I’ve learned to recognize and be aware of the strengths and weaknesses of the people around me. Whether or not it be my own teammates or my opponents, I learned how to work together with them to make the best possible outcome.
Time management! Something that took me a bit of adjusting. Being a student athlete you have to balance your time between classes and your sport. You’re a student before anything else. You learn what you have to do in order to maintain your GPA all while being successful on the field. And that sometimes means sacrifice, especially to your social life.
Sportsmanship and keeping a positive attitude will get your further than any other type of reaction. Keeping these two things no matter what aren’t always easy, especially if others around you are not. But always be the bigger person. You’re not responsible for how you feel, but you are responsible for how you act.
Tough losses taught me so much about being a good person in general. It taught me to be humble on the field. Would you want to be on that losing end of that basketball game that was 161-2? I don’t think anyone would. There’s no need to rub your success in someone’s face, because one day it might be you and you will not like other side.
I’ve learned the hard way that just because you may be the first person off the line does not mean that your going to be the one to come up with the ball. It normally goes to the person in the best possible position and it’s just something you have to accept quickly and work hard to get your opportunity. So is life. Sometimes the one who works the hardest doesn’t get the ball. Sometimes the person who deserves it, doesn’t get it.
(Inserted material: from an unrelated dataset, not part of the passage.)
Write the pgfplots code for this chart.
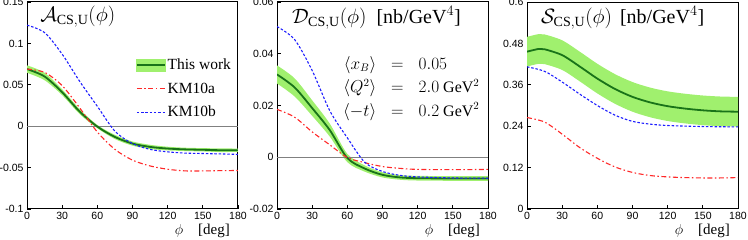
\documentclass[border=0pt]{standalone}
\usepackage{fontspec}
\setmainfont{Liberation Serif}
\setsansfont{Liberation Sans}
\usepackage{pgfplots}
\pgfplotsset{compat=1.18}
\usepgfplotslibrary{fillbetween}

\definecolor{bandc}{RGB}{160,240,110}
\definecolor{dgreen}{RGB}{25,115,25}
\definecolor{kmred}{RGB}{255,40,40}
\definecolor{kmblue}{RGB}{30,30,255}

\tikzset{tfont/.style={font=\fontsize{20}{24}\selectfont}}
\pgfplotsset{
 panel/.style={
  scale only axis, width=211pt, height=207pt,
  xmin=0, xmax=180, xtick={0,30,60,90,120,150,180},
  xticklabels={0,30,60,90,120,150,180},
  tick align=inside, tick pos=left,
  major tick length=4pt,
  axis line style={line width=1pt},
  every tick/.style={black, line width=0.8pt},
  tick label style={font=\sffamily\fontsize{10.5}{12}\selectfont},
  xlabel={$\phi$\quad[deg]},
  xlabel style={at={(axis description cs:1,0)}, anchor=north east, inner sep=0pt, yshift=-15pt, xshift=-8pt, font=\fontsize{15}{18}\selectfont},
  scaled ticks=false,
 },
 bandleg/.style={legend image code/.code={\fill[bandc] (0pt,-5.5pt) rectangle (28pt,5.5pt); \draw[dgreen, line width=1.8pt] (0pt,0pt) -- (28pt,0pt);}},
 kmaleg/.style={legend image code/.code={\draw[kmred, line width=1.1pt, dash pattern=on 5pt off 2.5pt on 1.5pt off 2.5pt] (0pt,0pt) -- (28pt,0pt);}},
 kmbleg/.style={legend image code/.code={\draw[kmblue, line width=1.1pt, dash pattern=on 2.5pt off 1.8pt] (0pt,0pt) -- (28pt,0pt);}},
 cen/.style={dgreen, line width=1.8pt, smooth},
 kma/.style={kmred, line width=1.1pt, smooth, dash pattern=on 5pt off 2.5pt on 1.5pt off 2.5pt},
 kmb/.style={kmblue, line width=1.1pt, smooth, dash pattern=on 2.5pt off 1.8pt},
 zl/.style={gray, line width=0.9pt},
}

\begin{document}
\begin{tikzpicture}

% ---------------- Panel A ----------------
\begin{axis}[panel, at={(27pt,31pt)}, anchor=south west,
  ymin=-0.1, ymax=0.15,
  ytick={-0.1,-0.05,0,0.05,0.1,0.15},
  yticklabels={-0.1,-0.05,0,0.05,0.1,0.15},
  legend style={at={(0.515,0.735)}, anchor=north west, draw=none, fill=none,
    font=\fontsize{15.5}{18}\selectfont, row sep=7.5pt, inner sep=0pt},
  legend cell align=left]
\addplot[name path=aup, draw=none, smooth, forget plot] coordinates {
(0,0.0735) (15,0.0645) (30,0.0445) (45,0.0205) (60,0.0015) (75,-0.0105) (90,-0.0185) (105,-0.0225) (120,-0.0248) (135,-0.026) (150,-0.0265) (165,-0.0268) (180,-0.027)};
\addplot[name path=alo, draw=none, smooth, forget plot] coordinates {
(0,0.0645) (15,0.0555) (30,0.0375) (45,0.0145) (60,-0.0025) (75,-0.0155) (90,-0.0235) (105,-0.0275) (120,-0.0292) (135,-0.030) (150,-0.0305) (165,-0.0312) (180,-0.031)};
\addplot[bandc, draw=none, forget plot] fill between[of=aup and alo];
\addplot[zl, forget plot] coordinates {(0,0) (180,0)};
\addplot[cen, bandleg] coordinates {
(0,0.069) (15,0.060) (30,0.041) (45,0.0175) (60,-0.0005) (75,-0.013) (90,-0.021) (105,-0.025) (120,-0.027) (135,-0.028) (150,-0.0285) (165,-0.029) (180,-0.029)};
\addlegendentry{This work}
\addplot[kma, kmaleg] coordinates {
(0,0.069) (15,0.065) (30,0.049) (45,0.022) (60,-0.007) (75,-0.028) (90,-0.041) (105,-0.048) (120,-0.052) (135,-0.054) (150,-0.054) (165,-0.0537) (180,-0.0535)};
\addlegendentry{KM10a}
\addplot[kmb, kmbleg] coordinates {
(0,0.122) (15,0.113) (30,0.087) (45,0.054) (60,0.024) (75,-0.006) (90,-0.021) (105,-0.028) (120,-0.031) (135,-0.0325) (150,-0.033) (165,-0.0335) (180,-0.034)};
\addlegendentry{KM10b}
\node[anchor=west, inner sep=0pt, tfont] at (rel axis cs:0.062,0.928) {$\mathcal{A}_{\mathrm{CS,U}}(\phi)$};
\end{axis}

% ---------------- Panel D ----------------
\begin{axis}[panel, at={(277pt,31pt)}, anchor=south west,
  ymin=-0.02, ymax=0.06,
  ytick={-0.02,0,0.02,0.04,0.06},
  yticklabels={-0.02,0,0.02,0.04,0.06}]
\addplot[name path=dup, draw=none, smooth] coordinates {
(0,0.0355) (15,0.0305) (30,0.022) (45,0.013) (60,0.0013) (75,-0.0032) (90,-0.0058) (105,-0.0069) (120,-0.0072) (150,-0.0073) (180,-0.0073)};
\addplot[name path=dlo, draw=none, smooth] coordinates {
(0,0.0285) (15,0.0235) (30,0.016) (45,0.008) (60,-0.0019) (75,-0.0056) (90,-0.0078) (105,-0.0087) (120,-0.0090) (150,-0.0091) (180,-0.0091)};
\addplot[bandc, draw=none] fill between[of=dup and dlo];
\addplot[zl] coordinates {(0,0) (180,0)};
\addplot[cen] coordinates {
(0,0.032) (15,0.027) (30,0.019) (45,0.0105) (60,-0.0003) (75,-0.0044) (90,-0.0068) (105,-0.0078) (120,-0.0081) (150,-0.0082) (180,-0.0082)};
\addplot[kma] coordinates {
(0,0.0185) (15,0.0155) (30,0.0098) (45,0.0048) (60,-0.0001) (75,-0.0021) (90,-0.0036) (105,-0.0043) (120,-0.0047) (150,-0.0048) (180,-0.0047)};
\addplot[kmb] coordinates {
(0,0.0505) (15,0.0455) (30,0.0335) (45,0.018) (60,0.0075) (75,-0.002) (90,-0.0055) (105,-0.007) (120,-0.0076) (150,-0.0080) (180,-0.0081)};
\node[anchor=west, inner sep=0pt, tfont] at (rel axis cs:0.071,0.923) {$\mathcal{D}_{\mathrm{CS,U}}(\phi)$\hspace{10pt}[nb/GeV$^4$]};
\node[anchor=north west, inner sep=0pt, font=\fontsize{16}{19.2}\selectfont] at (rel axis cs:0.313,0.755)
 {\renewcommand{\arraystretch}{1.22}$\begin{array}{@{}r@{\hspace{15pt}}c@{\hspace{15pt}}l@{}}
 \langle x_B\rangle & = & 0.05\\
 \langle Q^2\rangle & = & 2.0\ \mathrm{GeV}^2\\
 \langle -t\rangle & = & 0.2\ \mathrm{GeV}^2
 \end{array}$};
\end{axis}

% ---------------- Panel S ----------------
\begin{axis}[panel, at={(527pt,31pt)}, anchor=south west,
  ymin=0, ymax=0.6,
  ytick={0,0.12,0.24,0.36,0.48,0.6},
  yticklabels={0,0.12,0.24,0.36,0.48,0.6}]
\addplot[name path=sup, draw=none, smooth] coordinates {
(0,0.499) (10,0.507) (15,0.506) (30,0.489) (45,0.456) (60,0.421) (75,0.391) (90,0.368) (105,0.352) (120,0.341) (135,0.334) (150,0.329) (165,0.326) (180,0.325)};
\addplot[name path=slo, draw=none, smooth] coordinates {
(0,0.413) (10,0.421) (15,0.420) (30,0.403) (45,0.370) (60,0.335) (75,0.305) (90,0.282) (105,0.266) (120,0.255) (135,0.248) (150,0.243) (165,0.240) (180,0.239)};
\addplot[bandc, draw=none] fill between[of=sup and slo];
\addplot[cen] coordinates {
(0,0.456) (10,0.464) (15,0.463) (30,0.446) (45,0.413) (60,0.378) (75,0.348) (90,0.325) (105,0.309) (120,0.298) (135,0.291) (150,0.286) (165,0.283) (180,0.282)};
\addplot[kma] coordinates {
(0,0.265) (15,0.252) (30,0.217) (45,0.178) (60,0.147) (75,0.122) (90,0.106) (105,0.097) (120,0.093) (135,0.091) (150,0.090) (165,0.090) (180,0.091)};
\addplot[kmb] coordinates {
(0,0.412) (15,0.399) (30,0.368) (45,0.333) (60,0.300) (75,0.272) (90,0.254) (105,0.246) (120,0.242) (150,0.239) (180,0.238)};
\node[anchor=west, inner sep=0pt, tfont] at (rel axis cs:0.066,0.923) {$\mathcal{S}_{\mathrm{CS,U}}(\phi)$\hspace{8pt}[nb/GeV$^4$]};
\end{axis}
\pgfresetboundingbox
\path[use as bounding box] (0pt,0pt) rectangle (748pt,240pt);
\end{tikzpicture}
\end{document}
So where does that leave the athlete? He or she can complain about it. Sulk about it. Dwell on it. Or, he or she can realize that life isn’t fair sometimes as my dad would say. Sometimes the ball will not roll your way although you deserved it to. And that’s when the athlete in me knows that I have to get back on that line and fight for the next draw. Because life will give you wins and losses regardless.
At some point in time, you’re going to fall down. You may get injured or have health problems and need rest, or you may just lose your balance and fall. But you always have to get back up. You always have to get back on your feet and recover eventually.
Mistakes and failures are bound to happen at some point or another. It’s how you react to those that will define you. Whether it be after a tough loss, or even a turn over. You can either let yourself get down and suffer from it, or you can take it as a lesson, get back up and do not let it happen again.
Sometimes your plays are not going to go to plan. And your life will not either. But just because these simple little steps along the way don’t work out doesn’t mean that you won’t achieve the outcome. Sometimes you have to roll wit the punches and make not work for you.
Your roles on the team will not be the same as your teammates roles. I’m a defender. And even my role as a defender is different from the roles of my other defenders. But that doesn’t mean that I’m any less important or more important than any player out there on my team. And sometimes roles change. But you do what you can to the best of your abilities to make and impact.
Yet the two most important things sports taught me are these:
The bonds you make with your teammates and the journey you took to get there will be memories that last a lifetime. At the end of the day you won’t always remember the score that ended up on the board. You’ll remember the great memories you shared with a family that you made. Because when the season is over all you have are the memories.
And next is that time is precious. And no, not the same thing as time management. You only have a certain amount of time to play the game. There’s 60 mins in a game. And there’s 4 years of college sports. For each second when you step on that field you do not want to regret a single thing. Because time creeps up. And sometimes there is no next time. And when you look back all you can do is hope you did all that you could. So you don’t look back and wish you could’ve done sometime better something different.
Being a two sport athlete in college wasn’t easy. But I had great people surrounding me encouraging me and believing in me. If there’s one lesson I’ve learned within these past couple days and I know it’s cliche but at the end of the day it’s not about the score on the scoreboard or your stats in a game. Appreciate what you have around you now because a year from now everything will change and your going to want to be proud of who you were. I know I am.